[Saved data entries]
*****

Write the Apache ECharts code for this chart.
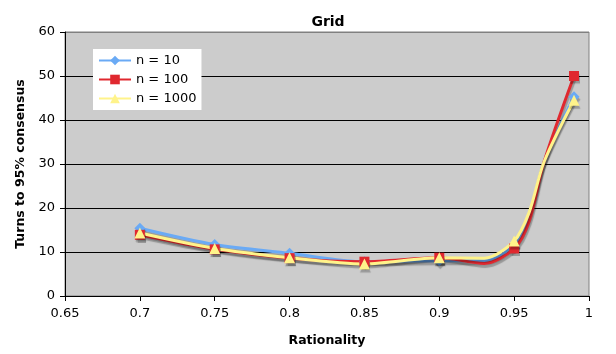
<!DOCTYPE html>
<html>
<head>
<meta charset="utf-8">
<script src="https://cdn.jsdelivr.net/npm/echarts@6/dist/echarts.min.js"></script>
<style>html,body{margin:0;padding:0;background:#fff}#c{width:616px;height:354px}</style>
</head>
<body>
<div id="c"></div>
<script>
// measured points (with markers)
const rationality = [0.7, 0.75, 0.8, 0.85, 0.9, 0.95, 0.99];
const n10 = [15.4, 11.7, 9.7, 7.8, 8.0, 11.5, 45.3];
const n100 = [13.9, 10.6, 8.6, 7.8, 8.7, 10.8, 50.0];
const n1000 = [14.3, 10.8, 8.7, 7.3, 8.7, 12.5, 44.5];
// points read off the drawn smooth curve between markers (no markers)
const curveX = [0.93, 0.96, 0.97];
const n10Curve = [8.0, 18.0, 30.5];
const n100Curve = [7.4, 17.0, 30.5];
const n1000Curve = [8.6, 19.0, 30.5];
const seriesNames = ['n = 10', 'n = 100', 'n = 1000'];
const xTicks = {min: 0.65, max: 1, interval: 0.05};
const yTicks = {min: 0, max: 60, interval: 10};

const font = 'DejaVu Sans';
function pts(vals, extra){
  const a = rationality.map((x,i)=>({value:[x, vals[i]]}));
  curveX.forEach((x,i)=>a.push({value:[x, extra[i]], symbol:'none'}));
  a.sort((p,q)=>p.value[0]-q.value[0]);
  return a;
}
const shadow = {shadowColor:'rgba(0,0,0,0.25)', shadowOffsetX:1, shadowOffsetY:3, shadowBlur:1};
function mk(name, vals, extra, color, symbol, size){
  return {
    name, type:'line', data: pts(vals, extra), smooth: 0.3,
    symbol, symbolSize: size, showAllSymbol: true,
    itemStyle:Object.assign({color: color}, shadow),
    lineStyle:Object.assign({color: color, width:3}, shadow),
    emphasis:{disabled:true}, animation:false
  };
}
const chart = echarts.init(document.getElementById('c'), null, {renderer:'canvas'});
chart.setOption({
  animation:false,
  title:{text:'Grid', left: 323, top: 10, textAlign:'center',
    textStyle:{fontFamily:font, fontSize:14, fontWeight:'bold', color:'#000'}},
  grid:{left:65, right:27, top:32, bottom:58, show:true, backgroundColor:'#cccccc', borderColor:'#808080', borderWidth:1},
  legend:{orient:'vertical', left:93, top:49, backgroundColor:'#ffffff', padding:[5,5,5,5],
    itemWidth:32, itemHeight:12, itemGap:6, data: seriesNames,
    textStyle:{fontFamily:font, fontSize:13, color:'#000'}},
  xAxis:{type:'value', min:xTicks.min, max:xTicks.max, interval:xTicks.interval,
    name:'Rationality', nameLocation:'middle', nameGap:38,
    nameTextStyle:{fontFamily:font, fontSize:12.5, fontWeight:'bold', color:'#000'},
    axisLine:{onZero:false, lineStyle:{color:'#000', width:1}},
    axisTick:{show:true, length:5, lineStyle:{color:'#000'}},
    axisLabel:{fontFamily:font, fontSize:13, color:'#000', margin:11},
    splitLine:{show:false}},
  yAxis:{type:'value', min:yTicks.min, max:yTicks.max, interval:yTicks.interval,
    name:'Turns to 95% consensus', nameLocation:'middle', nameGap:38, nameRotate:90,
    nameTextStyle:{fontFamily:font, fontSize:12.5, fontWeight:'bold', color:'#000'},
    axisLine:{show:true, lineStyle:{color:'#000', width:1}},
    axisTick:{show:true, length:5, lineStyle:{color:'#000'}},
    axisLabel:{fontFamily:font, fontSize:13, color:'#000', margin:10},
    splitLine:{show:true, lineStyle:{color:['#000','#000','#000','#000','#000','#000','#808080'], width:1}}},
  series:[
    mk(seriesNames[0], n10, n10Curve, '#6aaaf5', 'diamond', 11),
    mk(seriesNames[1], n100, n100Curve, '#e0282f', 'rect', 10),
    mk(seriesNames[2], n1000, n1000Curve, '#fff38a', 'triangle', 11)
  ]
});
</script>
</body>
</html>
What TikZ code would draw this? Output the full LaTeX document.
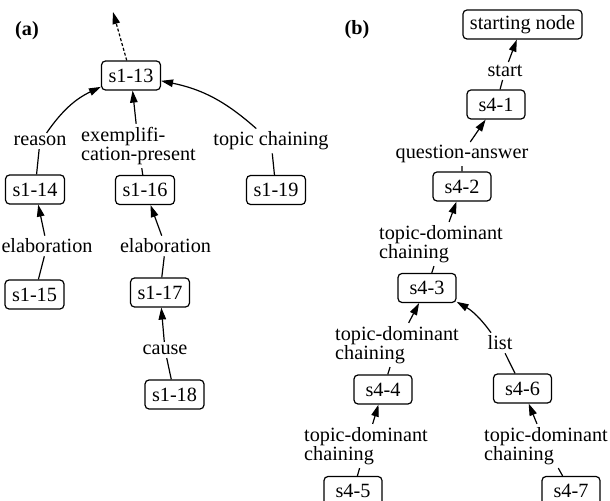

*****

* **Stated exercise**:
Repeat the data exactly, without the pictures.

* **Finished exercise**:
Write the Apache ECharts code for this chart.
<!DOCTYPE html>
<html>
<head>
<meta charset="utf-8">
<script src="https://cdn.jsdelivr.net/npm/echarts@6/dist/echarts.min.js"></script>
<style>html,body{margin:0;padding:0;background:#fff}#c{width:616px;height:354px}</style>
</head>
<body>
<div id="c"></div>
<script>
// measured points (with markers)
const rationality = [0.7, 0.75, 0.8, 0.85, 0.9, 0.95, 0.99];
const n10 = [15.4, 11.7, 9.7, 7.8, 8.0, 11.5, 45.3];
const n100 = [13.9, 10.6, 8.6, 7.8, 8.7, 10.8, 50.0];
const n1000 = [14.3, 10.8, 8.7, 7.3, 8.7, 12.5, 44.5];
// points read off the drawn smooth curve between markers (no markers)
const curveX = [0.93, 0.96, 0.97];
const n10Curve = [8.0, 18.0, 30.5];
const n100Curve = [7.4, 17.0, 30.5];
const n1000Curve = [8.6, 19.0, 30.5];
const seriesNames = ['n = 10', 'n = 100', 'n = 1000'];
const xTicks = {min: 0.65, max: 1, interval: 0.05};
const yTicks = {min: 0, max: 60, interval: 10};

const font = 'DejaVu Sans';
function pts(vals, extra){
  const a = rationality.map((x,i)=>({value:[x, vals[i]]}));
  curveX.forEach((x,i)=>a.push({value:[x, extra[i]], symbol:'none'}));
  a.sort((p,q)=>p.value[0]-q.value[0]);
  return a;
}
const shadow = {shadowColor:'rgba(0,0,0,0.25)', shadowOffsetX:1, shadowOffsetY:3, shadowBlur:1};
function mk(name, vals, extra, color, symbol, size){
  return {
    name, type:'line', data: pts(vals, extra), smooth: 0.3,
    symbol, symbolSize: size, showAllSymbol: true,
    itemStyle:Object.assign({color: color}, shadow),
    lineStyle:Object.assign({color: color, width:3}, shadow),
    emphasis:{disabled:true}, animation:false
  };
}
const chart = echarts.init(document.getElementById('c'), null, {renderer:'canvas'});
chart.setOption({
  animation:false,
  title:{text:'Grid', left: 323, top: 10, textAlign:'center',
    textStyle:{fontFamily:font, fontSize:14, fontWeight:'bold', color:'#000'}},
  grid:{left:65, right:27, top:32, bottom:58, show:true, backgroundColor:'#cccccc', borderColor:'#808080', borderWidth:1},
  legend:{orient:'vertical', left:93, top:49, backgroundColor:'#ffffff', padding:[5,5,5,5],
    itemWidth:32, itemHeight:12, itemGap:6, data: seriesNames,
    textStyle:{fontFamily:font, fontSize:13, color:'#000'}},
  xAxis:{type:'value', min:xTicks.min, max:xTicks.max, interval:xTicks.interval,
    name:'Rationality', nameLocation:'middle', nameGap:38,
    nameTextStyle:{fontFamily:font, fontSize:12.5, fontWeight:'bold', color:'#000'},
    axisLine:{onZero:false, lineStyle:{color:'#000', width:1}},
    axisTick:{show:true, length:5, lineStyle:{color:'#000'}},
    axisLabel:{fontFamily:font, fontSize:13, color:'#000', margin:11},
    splitLine:{show:false}},
  yAxis:{type:'value', min:yTicks.min, max:yTicks.max, interval:yTicks.interval,
    name:'Turns to 95% consensus', nameLocation:'middle', nameGap:38, nameRotate:90,
    nameTextStyle:{fontFamily:font, fontSize:12.5, fontWeight:'bold', color:'#000'},
    axisLine:{show:true, lineStyle:{color:'#000', width:1}},
    axisTick:{show:true, length:5, lineStyle:{color:'#000'}},
    axisLabel:{fontFamily:font, fontSize:13, color:'#000', margin:10},
    splitLine:{show:true, lineStyle:{color:['#000','#000','#000','#000','#000','#000','#808080'], width:1}}},
  series:[
    mk(seriesNames[0], n10, n10Curve, '#6aaaf5', 'diamond', 11),
    mk(seriesNames[1], n100, n100Curve, '#e0282f', 'rect', 10),
    mk(seriesNames[2], n1000, n1000Curve, '#fff38a', 'triangle', 11)
  ]
});
</script>
</body>
</html>
What TikZ code would draw this? Output the full LaTeX document.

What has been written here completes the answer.